### Task to carry out:
Quote verbatim the span of lines that begins the listing below and closes with the line containing "ax = fig.add_axes([0.1164, 0.1133, 0.8806, 0.7956])".

Charts and diagrams as code
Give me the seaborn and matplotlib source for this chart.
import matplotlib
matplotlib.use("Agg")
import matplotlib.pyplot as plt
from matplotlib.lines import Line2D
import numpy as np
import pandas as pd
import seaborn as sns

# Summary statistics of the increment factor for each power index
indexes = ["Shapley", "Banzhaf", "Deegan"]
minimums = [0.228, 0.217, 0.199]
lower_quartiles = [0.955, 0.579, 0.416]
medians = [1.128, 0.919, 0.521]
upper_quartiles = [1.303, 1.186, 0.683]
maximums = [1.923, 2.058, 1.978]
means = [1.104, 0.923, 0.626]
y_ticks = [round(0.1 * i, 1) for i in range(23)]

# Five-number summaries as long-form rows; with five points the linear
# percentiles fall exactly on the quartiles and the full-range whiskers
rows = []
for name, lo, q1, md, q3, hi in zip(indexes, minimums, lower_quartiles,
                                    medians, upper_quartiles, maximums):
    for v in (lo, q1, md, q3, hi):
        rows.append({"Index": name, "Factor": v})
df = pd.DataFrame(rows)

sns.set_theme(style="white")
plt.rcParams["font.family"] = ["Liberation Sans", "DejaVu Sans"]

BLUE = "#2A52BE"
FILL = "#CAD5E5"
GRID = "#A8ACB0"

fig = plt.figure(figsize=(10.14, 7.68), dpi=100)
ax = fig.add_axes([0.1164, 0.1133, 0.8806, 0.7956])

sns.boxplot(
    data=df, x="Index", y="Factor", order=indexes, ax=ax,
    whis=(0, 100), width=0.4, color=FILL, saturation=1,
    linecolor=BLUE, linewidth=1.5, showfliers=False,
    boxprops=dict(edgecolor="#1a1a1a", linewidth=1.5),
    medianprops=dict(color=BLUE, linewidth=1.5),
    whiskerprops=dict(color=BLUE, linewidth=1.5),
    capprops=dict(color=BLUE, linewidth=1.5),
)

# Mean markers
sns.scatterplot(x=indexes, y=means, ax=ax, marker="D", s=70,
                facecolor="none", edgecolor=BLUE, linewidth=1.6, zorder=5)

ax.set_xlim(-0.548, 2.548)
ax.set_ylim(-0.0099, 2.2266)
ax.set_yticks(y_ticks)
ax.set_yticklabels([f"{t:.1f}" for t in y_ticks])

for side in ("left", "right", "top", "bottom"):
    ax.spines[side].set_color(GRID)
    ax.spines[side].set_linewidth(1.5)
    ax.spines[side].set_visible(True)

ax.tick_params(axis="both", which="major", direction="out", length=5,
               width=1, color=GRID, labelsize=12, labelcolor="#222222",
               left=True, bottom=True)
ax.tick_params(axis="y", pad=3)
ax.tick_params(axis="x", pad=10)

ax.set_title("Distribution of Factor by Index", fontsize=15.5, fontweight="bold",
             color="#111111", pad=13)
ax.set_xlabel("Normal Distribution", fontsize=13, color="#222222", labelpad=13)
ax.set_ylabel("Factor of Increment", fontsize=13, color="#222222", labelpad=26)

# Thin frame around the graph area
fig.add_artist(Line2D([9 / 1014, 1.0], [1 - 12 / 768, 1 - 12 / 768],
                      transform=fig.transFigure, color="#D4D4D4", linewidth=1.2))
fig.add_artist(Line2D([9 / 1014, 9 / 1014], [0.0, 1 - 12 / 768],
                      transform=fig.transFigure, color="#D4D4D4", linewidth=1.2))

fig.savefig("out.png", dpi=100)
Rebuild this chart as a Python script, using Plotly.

### Worked answer:
Give me the seaborn and matplotlib source for this chart.
import matplotlib
matplotlib.use("Agg")
import matplotlib.pyplot as plt
from matplotlib.lines import Line2D
import numpy as np
import pandas as pd
import seaborn as sns

# Summary statistics of the increment factor for each power index
indexes = ["Shapley", "Banzhaf", "Deegan"]
minimums = [0.228, 0.217, 0.199]
lower_quartiles = [0.955, 0.579, 0.416]
medians = [1.128, 0.919, 0.521]
upper_quartiles = [1.303, 1.186, 0.683]
maximums = [1.923, 2.058, 1.978]
means = [1.104, 0.923, 0.626]
y_ticks = [round(0.1 * i, 1) for i in range(23)]

# Five-number summaries as long-form rows; with five points the linear
# percentiles fall exactly on the quartiles and the full-range whiskers
rows = []
for name, lo, q1, md, q3, hi in zip(indexes, minimums, lower_quartiles,
                                    medians, upper_quartiles, maximums):
    for v in (lo, q1, md, q3, hi):
        rows.append({"Index": name, "Factor": v})
df = pd.DataFrame(rows)

sns.set_theme(style="white")
plt.rcParams["font.family"] = ["Liberation Sans", "DejaVu Sans"]

BLUE = "#2A52BE"
FILL = "#CAD5E5"
GRID = "#A8ACB0"

fig = plt.figure(figsize=(10.14, 7.68), dpi=100)
ax = fig.add_axes([0.1164, 0.1133, 0.8806, 0.7956])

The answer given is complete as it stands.